Begin Stored rows
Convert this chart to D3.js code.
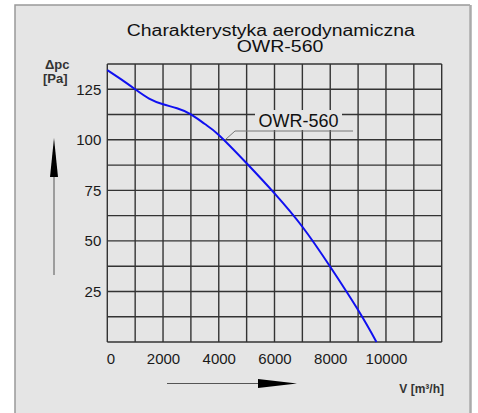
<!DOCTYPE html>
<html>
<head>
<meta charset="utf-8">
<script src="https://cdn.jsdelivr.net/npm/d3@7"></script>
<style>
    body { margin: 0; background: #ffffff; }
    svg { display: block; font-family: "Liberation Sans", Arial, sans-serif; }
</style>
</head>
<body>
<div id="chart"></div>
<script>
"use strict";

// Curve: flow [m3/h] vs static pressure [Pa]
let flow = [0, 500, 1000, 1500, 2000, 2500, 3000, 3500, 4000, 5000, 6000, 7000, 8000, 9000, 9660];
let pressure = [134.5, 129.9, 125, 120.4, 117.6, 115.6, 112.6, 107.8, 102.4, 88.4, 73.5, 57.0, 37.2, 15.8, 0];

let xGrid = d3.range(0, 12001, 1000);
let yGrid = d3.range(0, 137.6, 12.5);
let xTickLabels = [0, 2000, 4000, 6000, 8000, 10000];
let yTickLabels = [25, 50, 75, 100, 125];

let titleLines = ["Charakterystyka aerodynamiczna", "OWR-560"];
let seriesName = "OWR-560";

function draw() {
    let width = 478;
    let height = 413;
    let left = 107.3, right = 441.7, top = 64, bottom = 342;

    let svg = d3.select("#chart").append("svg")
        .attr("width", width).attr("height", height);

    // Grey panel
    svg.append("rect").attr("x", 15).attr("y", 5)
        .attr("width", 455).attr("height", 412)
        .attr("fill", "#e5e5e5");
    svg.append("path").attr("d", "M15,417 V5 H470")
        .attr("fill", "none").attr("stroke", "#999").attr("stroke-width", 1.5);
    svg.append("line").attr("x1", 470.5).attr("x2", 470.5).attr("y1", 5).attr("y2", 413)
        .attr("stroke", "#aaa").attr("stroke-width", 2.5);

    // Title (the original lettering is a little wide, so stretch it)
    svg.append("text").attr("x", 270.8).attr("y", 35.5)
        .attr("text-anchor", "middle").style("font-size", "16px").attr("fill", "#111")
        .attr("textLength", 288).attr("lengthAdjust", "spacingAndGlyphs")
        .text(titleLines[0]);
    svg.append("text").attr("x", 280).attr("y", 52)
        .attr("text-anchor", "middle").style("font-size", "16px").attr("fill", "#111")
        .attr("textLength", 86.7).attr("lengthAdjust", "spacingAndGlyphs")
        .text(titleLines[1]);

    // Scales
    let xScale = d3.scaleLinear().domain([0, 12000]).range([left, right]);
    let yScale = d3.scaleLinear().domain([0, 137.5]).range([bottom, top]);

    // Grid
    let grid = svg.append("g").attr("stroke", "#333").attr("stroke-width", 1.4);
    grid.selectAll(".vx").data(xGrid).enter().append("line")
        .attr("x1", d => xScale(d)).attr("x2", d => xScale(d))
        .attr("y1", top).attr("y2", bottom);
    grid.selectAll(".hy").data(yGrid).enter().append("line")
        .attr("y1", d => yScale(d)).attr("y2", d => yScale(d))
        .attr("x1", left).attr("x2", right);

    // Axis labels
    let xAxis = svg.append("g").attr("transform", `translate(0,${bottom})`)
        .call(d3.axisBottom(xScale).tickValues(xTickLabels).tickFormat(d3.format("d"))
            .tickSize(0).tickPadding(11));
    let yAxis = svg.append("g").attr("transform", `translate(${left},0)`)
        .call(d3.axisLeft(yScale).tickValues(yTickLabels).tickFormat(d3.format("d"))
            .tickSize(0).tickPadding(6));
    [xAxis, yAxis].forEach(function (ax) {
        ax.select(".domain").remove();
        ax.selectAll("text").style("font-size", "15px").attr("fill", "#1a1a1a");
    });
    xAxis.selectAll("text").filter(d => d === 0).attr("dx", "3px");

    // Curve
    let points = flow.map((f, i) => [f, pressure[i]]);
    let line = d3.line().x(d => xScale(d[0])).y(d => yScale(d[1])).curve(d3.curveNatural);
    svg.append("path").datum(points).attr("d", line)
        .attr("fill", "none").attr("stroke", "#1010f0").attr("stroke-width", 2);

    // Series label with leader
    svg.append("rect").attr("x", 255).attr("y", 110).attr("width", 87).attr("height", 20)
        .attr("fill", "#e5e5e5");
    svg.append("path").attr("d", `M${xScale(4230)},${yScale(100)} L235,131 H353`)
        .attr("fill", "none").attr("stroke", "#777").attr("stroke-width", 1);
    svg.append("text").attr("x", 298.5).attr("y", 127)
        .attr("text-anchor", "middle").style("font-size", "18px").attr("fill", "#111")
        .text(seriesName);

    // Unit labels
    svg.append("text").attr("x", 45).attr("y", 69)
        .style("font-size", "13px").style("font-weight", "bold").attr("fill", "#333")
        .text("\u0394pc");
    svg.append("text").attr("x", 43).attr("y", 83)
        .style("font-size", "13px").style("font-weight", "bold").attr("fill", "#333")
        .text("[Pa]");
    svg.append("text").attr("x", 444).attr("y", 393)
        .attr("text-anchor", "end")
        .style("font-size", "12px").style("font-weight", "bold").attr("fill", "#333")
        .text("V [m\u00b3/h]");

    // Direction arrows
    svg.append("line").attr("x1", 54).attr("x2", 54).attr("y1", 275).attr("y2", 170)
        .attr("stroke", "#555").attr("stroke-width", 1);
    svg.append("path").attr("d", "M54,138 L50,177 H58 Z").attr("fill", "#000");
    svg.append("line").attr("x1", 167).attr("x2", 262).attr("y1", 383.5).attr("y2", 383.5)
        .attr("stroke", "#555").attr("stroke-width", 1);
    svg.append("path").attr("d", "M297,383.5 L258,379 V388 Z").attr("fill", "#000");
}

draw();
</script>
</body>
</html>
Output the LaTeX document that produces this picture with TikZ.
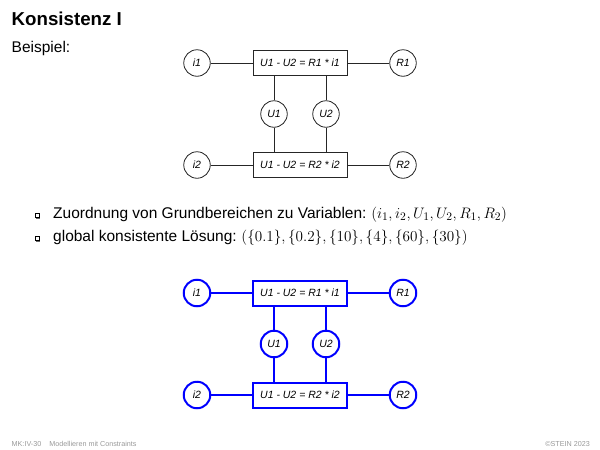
End Stored rows
• [Description of the task]: Pictures stay out; reproduce every line of the records exactly.

• [Exercise solution]:
Convert this chart to D3.js code.
<!DOCTYPE html>
<html>
<head>
<meta charset="utf-8">
<script src="https://cdn.jsdelivr.net/npm/d3@7"></script>
<style>
    body { margin: 0; background: #ffffff; }
    svg { display: block; font-family: "Liberation Sans", Arial, sans-serif; }
</style>
</head>
<body>
<div id="chart"></div>
<script>
"use strict";

// Curve: flow [m3/h] vs static pressure [Pa]
let flow = [0, 500, 1000, 1500, 2000, 2500, 3000, 3500, 4000, 5000, 6000, 7000, 8000, 9000, 9660];
let pressure = [134.5, 129.9, 125, 120.4, 117.6, 115.6, 112.6, 107.8, 102.4, 88.4, 73.5, 57.0, 37.2, 15.8, 0];

let xGrid = d3.range(0, 12001, 1000);
let yGrid = d3.range(0, 137.6, 12.5);
let xTickLabels = [0, 2000, 4000, 6000, 8000, 10000];
let yTickLabels = [25, 50, 75, 100, 125];

let titleLines = ["Charakterystyka aerodynamiczna", "OWR-560"];
let seriesName = "OWR-560";

function draw() {
    let width = 478;
    let height = 413;
    let left = 107.3, right = 441.7, top = 64, bottom = 342;

    let svg = d3.select("#chart").append("svg")
        .attr("width", width).attr("height", height);

    // Grey panel
    svg.append("rect").attr("x", 15).attr("y", 5)
        .attr("width", 455).attr("height", 412)
        .attr("fill", "#e5e5e5");
    svg.append("path").attr("d", "M15,417 V5 H470")
        .attr("fill", "none").attr("stroke", "#999").attr("stroke-width", 1.5);
    svg.append("line").attr("x1", 470.5).attr("x2", 470.5).attr("y1", 5).attr("y2", 413)
        .attr("stroke", "#aaa").attr("stroke-width", 2.5);

    // Title (the original lettering is a little wide, so stretch it)
    svg.append("text").attr("x", 270.8).attr("y", 35.5)
        .attr("text-anchor", "middle").style("font-size", "16px").attr("fill", "#111")
        .attr("textLength", 288).attr("lengthAdjust", "spacingAndGlyphs")
        .text(titleLines[0]);
    svg.append("text").attr("x", 280).attr("y", 52)
        .attr("text-anchor", "middle").style("font-size", "16px").attr("fill", "#111")
        .attr("textLength", 86.7).attr("lengthAdjust", "spacingAndGlyphs")
        .text(titleLines[1]);

    // Scales
    let xScale = d3.scaleLinear().domain([0, 12000]).range([left, right]);
    let yScale = d3.scaleLinear().domain([0, 137.5]).range([bottom, top]);

    // Grid
    let grid = svg.append("g").attr("stroke", "#333").attr("stroke-width", 1.4);
    grid.selectAll(".vx").data(xGrid).enter().append("line")
        .attr("x1", d => xScale(d)).attr("x2", d => xScale(d))
        .attr("y1", top).attr("y2", bottom);
    grid.selectAll(".hy").data(yGrid).enter().append("line")
        .attr("y1", d => yScale(d)).attr("y2", d => yScale(d))
        .attr("x1", left).attr("x2", right);

    // Axis labels
    let xAxis = svg.append("g").attr("transform", `translate(0,${bottom})`)
        .call(d3.axisBottom(xScale).tickValues(xTickLabels).tickFormat(d3.format("d"))
            .tickSize(0).tickPadding(11));
    let yAxis = svg.append("g").attr("transform", `translate(${left},0)`)
        .call(d3.axisLeft(yScale).tickValues(yTickLabels).tickFormat(d3.format("d"))
            .tickSize(0).tickPadding(6));
    [xAxis, yAxis].forEach(function (ax) {
        ax.select(".domain").remove();
        ax.selectAll("text").style("font-size", "15px").attr("fill", "#1a1a1a");
    });
    xAxis.selectAll("text").filter(d => d === 0).attr("dx", "3px");

    // Curve
    let points = flow.map((f, i) => [f, pressure[i]]);
    let line = d3.line().x(d => xScale(d[0])).y(d => yScale(d[1])).curve(d3.curveNatural);
    svg.append("path").datum(points).attr("d", line)
        .attr("fill", "none").attr("stroke", "#1010f0").attr("stroke-width", 2);

    // Series label with leader
    svg.append("rect").attr("x", 255).attr("y", 110).attr("width", 87).attr("height", 20)
        .attr("fill", "#e5e5e5");
    svg.append("path").attr("d", `M${xScale(4230)},${yScale(100)} L235,131 H353`)
        .attr("fill", "none").attr("stroke", "#777").attr("stroke-width", 1);
    svg.append("text").attr("x", 298.5).attr("y", 127)
        .attr("text-anchor", "middle").style("font-size", "18px").attr("fill", "#111")
        .text(seriesName);

    // Unit labels
    svg.append("text").attr("x", 45).attr("y", 69)
        .style("font-size", "13px").style("font-weight", "bold").attr("fill", "#333")
        .text("\u0394pc");
    svg.append("text").attr("x", 43).attr("y", 83)
        .style("font-size", "13px").style("font-weight", "bold").attr("fill", "#333")
        .text("[Pa]");
    svg.append("text").attr("x", 444).attr("y", 393)
        .attr("text-anchor", "end")
        .style("font-size", "12px").style("font-weight", "bold").attr("fill", "#333")
        .text("V [m\u00b3/h]");

    // Direction arrows
    svg.append("line").attr("x1", 54).attr("x2", 54).attr("y1", 275).attr("y2", 170)
        .attr("stroke", "#555").attr("stroke-width", 1);
    svg.append("path").attr("d", "M54,138 L50,177 H58 Z").attr("fill", "#000");
    svg.append("line").attr("x1", 167).attr("x2", 262).attr("y1", 383.5).attr("y2", 383.5)
        .attr("stroke", "#555").attr("stroke-width", 1);
    svg.append("path").attr("d", "M297,383.5 L258,379 V388 Z").attr("fill", "#000");
}

draw();
</script>
</body>
</html>
Output the LaTeX document that produces this picture with TikZ.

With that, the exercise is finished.